++++ DATA RECORDS ++++
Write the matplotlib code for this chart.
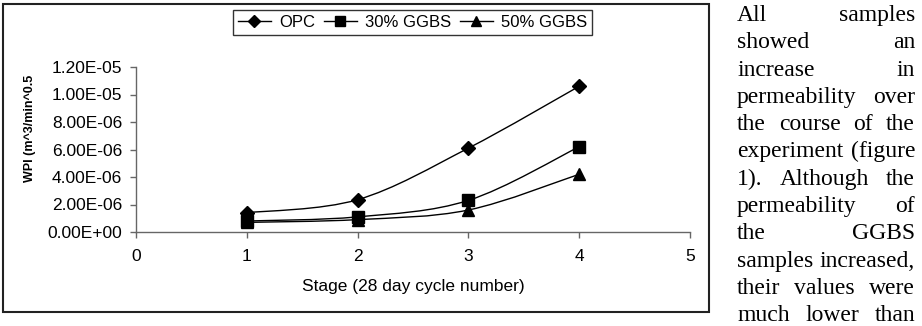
import matplotlib as mpl
mpl.use('agg')
import matplotlib.pyplot as plt
from matplotlib.path import Path
from matplotlib.patches import PathPatch, Rectangle
from matplotlib.lines import Line2D
import numpy as np

# data
stage = [1, 2, 3, 4]
opc = [1.40e-6, 2.35e-6, 6.10e-6, 1.06e-5]
ggbs30 = [0.80e-6, 1.10e-6, 2.30e-6, 6.20e-6]
ggbs50 = [0.70e-6, 0.90e-6, 1.60e-6, 4.20e-6]
names = ["OPC", "30% GGBS", "50% GGBS"]
markers = ['D', 's', '^']
xticks = [0, 1, 2, 3, 4, 5]
yticks = [0, 2e-6, 4e-6, 6e-6, 8e-6, 1.0e-5, 1.2e-5]

body_lines = ["All samples", "showed an", "increase in", "permeability over",
              "the course of the", "experiment (figure", "1). Although the",
              "permeability of", "the GGBS", "samples increased,",
              "their values were", "much lower than"]

plt.rcParams['font.family'] = 'Liberation Sans'
W, H = 922, 326


def smooth_path(xs, ys):
    # excel-style smoothed line (catmull-rom as cubic bezier)
    pts = np.column_stack([xs, ys]).astype(float)
    n = len(pts)
    verts = [pts[0]]
    codes = [Path.MOVETO]
    for i in range(n - 1):
        p0 = pts[max(i - 1, 0)]
        p1 = pts[i]
        p2 = pts[i + 1]
        p3 = pts[min(i + 2, n - 1)]
        verts += [p1 + (p2 - p0) / 6, p2 - (p3 - p1) / 6, p2]
        codes += [Path.CURVE4] * 3
    return Path(verts, codes)


fig = plt.figure(figsize=(W / 100, H / 100), dpi=100)

# outer chart frame
fig.patches.append(Rectangle((3 / W, 1 - 312 / H), 706 / W, 308 / H, transform=fig.transFigure,
                             fill=False, edgecolor='#222222', linewidth=1.5))

ax = fig.add_axes([136 / W, 1 - 232 / H, 554 / W, 165 / H])
ax.set_xlim(0, 5)
ax.set_ylim(0, 1.2e-5)

for vals, m in zip([opc, ggbs30, ggbs50], markers):
    ax.add_patch(PathPatch(smooth_path(stage, vals), fill=False, edgecolor='black', linewidth=1.0))
    ax.plot(stage, vals, linestyle='none', marker=m, color='black', markersize=8 if m != 'D' else 7,
            clip_on=False, zorder=3)

for s in ['top', 'right']:
    ax.spines[s].set_visible(False)
for s in ['left', 'bottom']:
    ax.spines[s].set_color('#666666')
    ax.spines[s].set_linewidth(1.0)

ax.set_xticks(xticks)
ax.set_yticks(yticks)
ax.set_yticklabels(['{:.2E}'.format(v) for v in yticks])
ax.tick_params(axis='both', direction='out', length=4, width=1, color='#666666', labelsize=12.5)
ax.tick_params(axis='x', pad=8)
ax.tick_params(axis='y', pad=6)
ax.set_xlabel("Stage (28 day cycle number)", fontsize=12.5, labelpad=11)

fig.text(30 / W, 1 - 128 / H, "WPI (m^3/min^0.5", rotation=90, ha='center', va='center',
         fontsize=9, fontweight='bold')

handles = [Line2D([0], [0], color='black', linewidth=1.0, marker=m,
                  markersize=7 if m != 'D' else 6) for m in markers]
leg = fig.legend(handles, names, loc='center', bbox_to_anchor=(412.5 / W, 1 - 22.5 / H), ncol=3,
                 frameon=True, fancybox=False, edgecolor='black', fontsize=12, handlelength=2.0,
                 handletextpad=0.5, columnspacing=0.5, borderpad=0.3)
leg.get_frame().set_linewidth(1.0)

# justified body text on the right
renderer = fig.canvas.get_renderer()
x0, x1 = 737, 915
for i, line in enumerate(body_lines):
    yb = 21 + i * 27.3
    words = line.split()
    txts = [fig.text(0, 1 - yb / H, w, fontsize=17, family='Liberation Serif', va='baseline', ha='left')
            for w in words]
    widths = [t.get_window_extent(renderer).width for t in txts]
    gap = (x1 - x0 - sum(widths)) / max(len(words) - 1, 1)
    x = x0
    for t, w in zip(txts, widths):
        t.set_x(x / W)
        x += w + gap

fig.savefig("out.png", dpi=100)
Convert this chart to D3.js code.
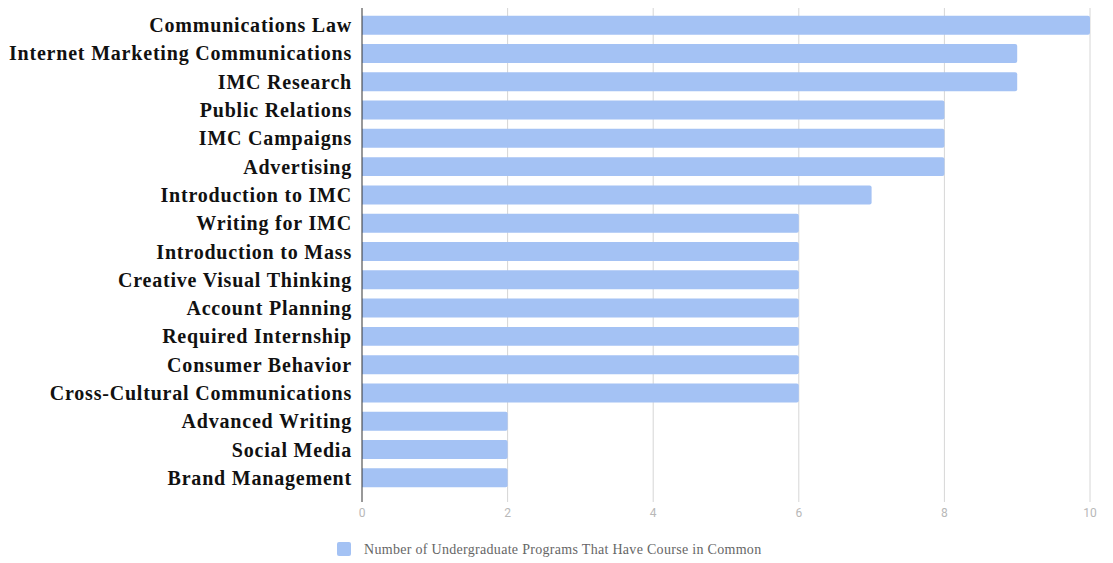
<!DOCTYPE html>
<html>
<head>
<meta charset="utf-8">
<script src="https://cdn.jsdelivr.net/npm/d3@7"></script>
<style>
  body { margin: 0; background: #fff; }
  svg { display: block; }
</style>
</head>
<body>
<div id="chart"></div>
<script>
const courses = [
  "Communications Law", "Internet Marketing Communications", "IMC Research",
  "Public Relations", "IMC Campaigns", "Advertising", "Introduction to IMC",
  "Writing for IMC", "Introduction to Mass", "Creative Visual Thinking",
  "Account Planning", "Required Internship", "Consumer Behavior",
  "Cross-Cultural Communications", "Advanced Writing", "Social Media",
  "Brand Management"
];
const programs = [10, 9, 9, 8, 8, 8, 7, 6, 6, 6, 6, 6, 6, 6, 2, 2, 2];
const xTicks = [0, 2, 4, 6, 8, 10];
const seriesName = "Number of Undergraduate Programs That Have Course in Common";

const width = 1113, height = 563;
const margin = { left: 362, right: 23, top: 8, bottom: 66 };

const svg = d3.select("#chart").append("svg")
  .attr("width", width)
  .attr("height", height);

const x = d3.scaleLinear()
  .domain([0, 10])
  .range([margin.left, width - margin.right]);

const y = d3.scaleBand()
  .domain(courses)
  .range([11, 492])
  .paddingInner(0.33)
  .paddingOuter(0.165);

// gridlines
svg.append("g")
  .selectAll("line")
  .data(xTicks.slice(1))
  .join("line")
  .attr("x1", d => x(d)).attr("x2", d => x(d))
  .attr("y1", margin.top).attr("y2", height - margin.bottom + 5)
  .attr("stroke", "#d6d6d6")
  .attr("stroke-width", 1);

// bars
svg.append("g")
  .selectAll("path")
  .data(courses)
  .join("path")
  .attr("fill", "#a4c2f4")
  .attr("d", (d, i) => {
    const x0 = x(0), x1 = x(programs[i]);
    const y0 = y(d), h = y.bandwidth(), r = 2;
    return `M${x0},${y0}H${x1 - r}Q${x1},${y0} ${x1},${y0 + r}V${y0 + h - r}Q${x1},${y0 + h} ${x1 - r},${y0 + h}H${x0}Z`;
  });

// baseline
svg.append("line")
  .attr("x1", x(0)).attr("x2", x(0))
  .attr("y1", margin.top).attr("y2", height - margin.bottom + 5)
  .attr("stroke", "#333")
  .attr("stroke-width", 1);

// category labels
svg.append("g")
  .selectAll("text")
  .data(courses)
  .join("text")
  .attr("x", x(0) - 10)
  .attr("y", d => y(d) + y.bandwidth() / 2)
  .attr("dy", "0.35em")
  .attr("text-anchor", "end")
  .attr("font-family", "'Liberation Serif', 'DejaVu Serif', serif")
  .attr("font-weight", "bold")
  .attr("font-size", 20)
  .attr("letter-spacing", 0.8)
  .attr("fill", "#111")
  .text(d => d);

// x tick labels
svg.append("g")
  .selectAll("text")
  .data(xTicks)
  .join("text")
  .attr("x", d => x(d))
  .attr("y", 517)
  .attr("text-anchor", "middle")
  .attr("font-family", "Roboto, 'Open Sans', sans-serif")
  .attr("font-size", 12)
  .attr("fill", "#b8b8b8")
  .text(d => d);

// legend
const legend = svg.append("g").attr("transform", "translate(337,542)");
legend.append("rect")
  .attr("width", 14).attr("height", 14)
  .attr("rx", 2)
  .attr("fill", "#a4c2f4");
legend.append("text")
  .attr("x", 27).attr("y", 7)
  .attr("dy", "0.35em")
  .attr("font-family", "'Liberation Serif', 'DejaVu Serif', serif")
  .attr("font-size", 14)
  .attr("letter-spacing", 0.3)
  .attr("fill", "#666")
  .text(seriesName);
</script>
</body>
</html>
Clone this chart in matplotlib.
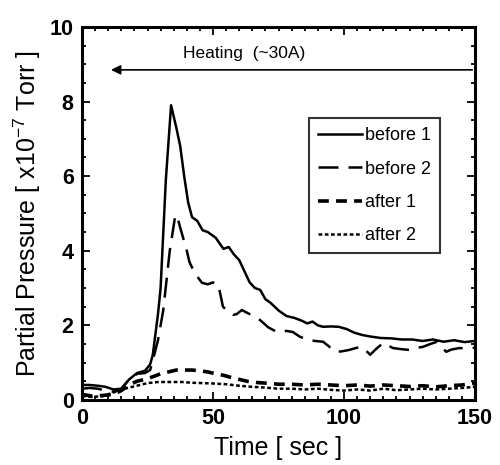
import matplotlib
matplotlib.use("Agg")
import matplotlib.pyplot as plt
from matplotlib.ticker import MultipleLocator

plt.rcParams["font.family"] = ["Liberation Sans", "DejaVu Sans"]
plt.rcParams["mathtext.fontset"] = "custom"
plt.rcParams["mathtext.rm"] = "Liberation Sans"

# ── DATA ──────────────────────────────────────────────────────────────────────
before1_t = [0, 3, 6, 9, 12, 15, 18, 21, 24, 26, 27, 29, 30, 32, 34, 36, 37.5,
             39, 40.5, 42, 44, 46, 48, 51, 54, 56, 58, 60, 62, 64, 66, 68, 70,
             72, 75, 78, 81, 84, 86, 88, 90, 92, 95, 98, 101, 104, 107, 110,
             114, 118, 122, 126, 130, 134, 138, 142, 146, 150]
before1_p = [0.4, 0.4, 0.38, 0.35, 0.28, 0.3, 0.55, 0.72, 0.78, 0.95, 1.2, 2.3,
             3.0, 5.9, 7.9, 7.3, 6.8, 6.0, 5.3, 4.9, 4.8, 4.55, 4.5, 4.35, 4.05,
             4.1, 3.9, 3.75, 3.45, 3.15, 3.0, 2.95, 2.7, 2.6, 2.4, 2.25, 2.2,
             2.12, 2.05, 2.1, 2.0, 1.96, 1.97, 1.96, 1.9, 1.8, 1.74, 1.7, 1.66,
             1.65, 1.62, 1.62, 1.58, 1.62, 1.56, 1.6, 1.55, 1.58]

before2_t = [0, 3, 6, 9, 12, 15, 18, 21, 24, 26, 27, 29, 31, 33.5, 35.5, 36.2,
             37.4, 40, 41, 43, 45.8, 48, 50, 52, 53.8, 56, 57.6, 59, 61, 64, 68,
             71, 74.4, 78, 80.5, 83, 86, 89, 92, 94, 96.6, 99, 102, 105, 107,
             110, 112, 115, 118.7, 122, 125, 128, 130, 133, 135.5, 139, 141,
             144, 147, 150]
before2_p = [0.3, 0.32, 0.3, 0.25, 0.22, 0.3, 0.55, 0.7, 0.72, 0.8, 1.05, 1.6,
             2.4, 4.0, 4.9, 4.96, 4.64, 4.0, 3.7, 3.4, 3.14, 3.1, 3.15, 3.1, 2.5,
             2.35, 2.28, 2.3, 2.41, 2.3, 2.14, 1.95, 1.82, 1.85, 1.82, 1.7, 1.61,
             1.58, 1.56, 1.45, 1.29, 1.3, 1.34, 1.4, 1.42, 1.21, 1.35, 1.53,
             1.39, 1.36, 1.34, 1.4, 1.42, 1.5, 1.56, 1.29, 1.35, 1.39, 1.38, 1.4]

after1_t = [0, 4, 8, 12, 15, 18, 21, 24, 27, 30, 33, 36, 39, 42, 45, 48, 51,
            54, 57, 60, 63, 66, 70, 75, 80, 85, 90, 95, 100, 105, 110, 115,
            120, 125, 130, 135, 140, 145, 150]
after1_p = [0.15, 0.1, 0.12, 0.15, 0.25, 0.4, 0.5, 0.55, 0.62, 0.7, 0.75, 0.8,
            0.8, 0.8, 0.78, 0.75, 0.7, 0.66, 0.6, 0.55, 0.5, 0.47, 0.45, 0.42,
            0.42, 0.4, 0.42, 0.4, 0.38, 0.4, 0.37, 0.4, 0.38, 0.36, 0.38, 0.35,
            0.38, 0.4, 0.45]

after2_t = [0, 4, 8, 12, 15, 18, 21, 25, 29, 33, 38, 42, 46, 50, 55, 60, 65,
            70, 75, 80, 85, 90, 95, 100, 105, 110, 115, 120, 125, 130, 135,
            140, 145, 150]
after2_p = [0.1, 0.08, 0.1, 0.2, 0.28, 0.33, 0.38, 0.45, 0.48, 0.48, 0.48, 0.46,
            0.45, 0.44, 0.42, 0.38, 0.35, 0.33, 0.3, 0.3, 0.28, 0.3, 0.27, 0.25,
            0.28, 0.25, 0.3, 0.26, 0.28, 0.3, 0.28, 0.3, 0.32, 0.35]

x_ticks = [0, 50, 100, 150]
y_ticks = [0, 2, 4, 6, 8, 10]

# ── PLOT ──────────────────────────────────────────────────────────────────────
fig = plt.figure(figsize=(5.0, 4.65), dpi=100)
ax = fig.add_axes([0.164, 0.14, 0.786, 0.802])

ax.plot(before1_t, before1_p, color="black", lw=1.8, ls="-", label="before 1")
ax.plot(before2_t, before2_p, color="black", lw=1.8, ls=(0, (8, 4)),
        label="before 2")
ax.plot(after1_t, after1_p, color="black", lw=2.6, ls=(0, (3, 2)),
        label="after 1")
ax.plot(after2_t, after2_p, color="black", lw=1.8, ls=(0, (1.5, 1)),
        label="after 2")

ax.annotate("", xy=(10, 8.85), xytext=(150, 8.85),
            arrowprops=dict(arrowstyle="-|>", color="black", lw=1.2,
                            mutation_scale=14))
ax.text(62, 9.3, "Heating  (~30A)", ha="center", va="center", fontsize=12.5)

ax.set_xlim(0, 150)
ax.set_ylim(0, 10)
ax.set_xticks(x_ticks)
ax.set_yticks(y_ticks)
ax.xaxis.set_minor_locator(MultipleLocator(5))
ax.yaxis.set_minor_locator(MultipleLocator(0.5))
ax.tick_params(which="both", direction="in", top=True, right=True, width=1.3)
ax.tick_params(which="major", length=6, labelsize=15.5, pad=6)
ax.tick_params(which="minor", length=3)
for lab in ax.get_xticklabels() + ax.get_yticklabels():
    lab.set_fontweight("bold")
for sp in ax.spines.values():
    sp.set_linewidth(2.2)

ax.set_xlabel("Time [ sec ]", fontsize=18, labelpad=5)
ax.set_ylabel("Partial Pressure [ x10$^{-7}$ Torr ]", fontsize=18, labelpad=5)

leg = ax.legend(loc="upper left", bbox_to_anchor=(0.578, 0.755), fontsize=13,
                frameon=True, fancybox=False, handlelength=2.4,
                handletextpad=0.2, labelspacing=0.9, borderpad=0.5,
                borderaxespad=0.0)
leg.get_frame().set_edgecolor("black")
leg.get_frame().set_linewidth(1.5)

fig.savefig("out.png", dpi=100)
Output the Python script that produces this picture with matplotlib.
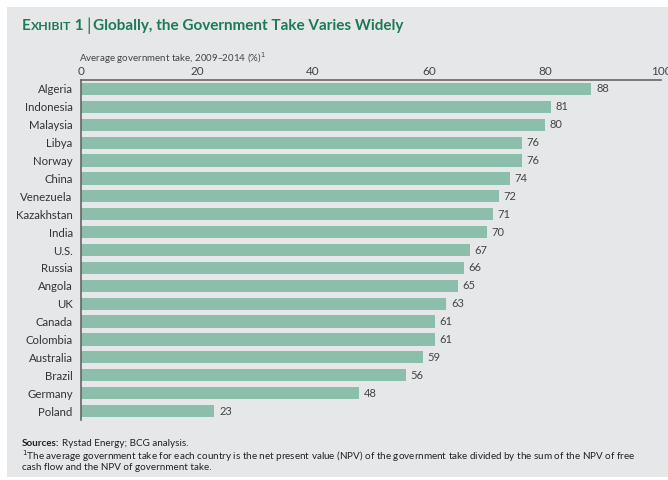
import matplotlib
matplotlib.use("Agg")
import matplotlib.pyplot as plt
from matplotlib.patches import Rectangle

countries = ["Algeria", "Indonesia", "Malaysia", "Libya", "Norway", "China", "Venezuela",
             "Kazakhstan", "India", "U.S.", "Russia", "Angola", "UK", "Canada", "Colombia",
             "Australia", "Brazil", "Germany", "Poland"]
values = [88, 81, 80, 76, 76, 74, 72, 71, 70, 67, 66, 65, 63, 61, 61, 59, 56, 48, 23]
xticks = [0, 20, 40, 60, 80, 100]

plt.rcParams['font.family'] = ['Lato', 'DejaVu Sans']
W, H = 668, 480
fig = plt.figure(figsize=(W/100, H/100), dpi=100, facecolor="white")
bg = "#e6e7e8"
fig.patches.append(Rectangle((7/W, 3/H), 1, 1 - 10/H, transform=fig.transFigure,
                             facecolor=bg, edgecolor="none", zorder=-10))

ax = fig.add_axes([81/W, 1 - 420/H, 580/W, (420 - 80)/H])
ax.set_facecolor(bg)
ax.patch.set_alpha(0)
pos = list(range(len(countries)))
ax.barh(pos, values, height=0.68, color="#8bbfac", edgecolor="none")
ax.set_ylim(len(countries) - 0.5, -0.5)
ax.set_xlim(0, 100)
ax.xaxis.tick_top()
ax.set_xticks(xticks)
ax.set_xticklabels([str(t) for t in xticks], fontsize=8.5, color="#444444")
ax.tick_params(axis="x", length=0, pad=2)
ax.set_yticks(pos)
ax.set_yticklabels(countries, fontsize=8.2, color="#333333")
ax.tick_params(axis="y", length=0, pad=6)
for s in ["right", "bottom"]:
    ax.spines[s].set_visible(False)
ax.spines["top"].set_color("#666666")
ax.spines["left"].set_color("#666666")
ax.spines["top"].set_linewidth(1.2)
ax.spines["left"].set_linewidth(1.2)
for p, v in zip(pos, values):
    ax.text(v + 0.8, p, str(v), va="center", ha="left", fontsize=8, color="#444444")

green = "#1d7a55"
fig.canvas.draw()
r = fig.canvas.get_renderer()
x = 22 / W
y = 1 - 30 / H
pieces = [("E", 11), ("XHIBIT", 8.8), (" 1", 11)]
for txt, sz in pieces:
    t = fig.text(x, y, txt, fontsize=sz, fontweight="bold", color=green, va="baseline", ha="left")
    bb = t.get_window_extent(r)
    x += bb.width / W
t = fig.text(x + 3/W, y - 1/H, "|", fontsize=12.5, color=green, va="baseline", ha="left")
bb = t.get_window_extent(r)
x += bb.width / W + 5/W
fig.text(x, y, "Globally, the Government Take Varies Widely", fontsize=11, fontweight="bold",
         color=green, va="baseline", ha="left")

fig.text(79/W, 1 - 58/H, "Average government take, 2009–2014 (%)$^1$", fontsize=7,
         color="#444444", va="center", ha="left")

t = fig.text(22/W, 1 - 444/H, "Sources:", fontsize=7.1, fontweight="bold", color="#222222",
             va="center", ha="left")
bb = t.get_window_extent(r)
fig.text(22/W + bb.width / W + 3/W, 1 - 444/H, "Rystad Energy; BCG analysis.", fontsize=7.1,
         color="#222222", va="center", ha="left")
fig.text(22/W, 1 - 456/H, "$^1$The average government take for each country is the net present value (NPV) of the government take divided by the sum of the NPV of free",
         fontsize=7.1, color="#222222", va="center", ha="left")
fig.text(22/W, 1 - 468/H, "cash flow and the NPV of government take.", fontsize=7.1, color="#222222",
         va="center", ha="left")

fig.savefig("out.png", dpi=100, facecolor="white")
++++
WRITTEN INSTRUCTION:
Look through the entries and find each line that has the string "script". Copy those lines.

TASK SOLUTION:
<script src="https://cdn.jsdelivr.net/npm/d3@7"></script>
<script>
</script>
Output the Python script that produces this picture with matplotlib.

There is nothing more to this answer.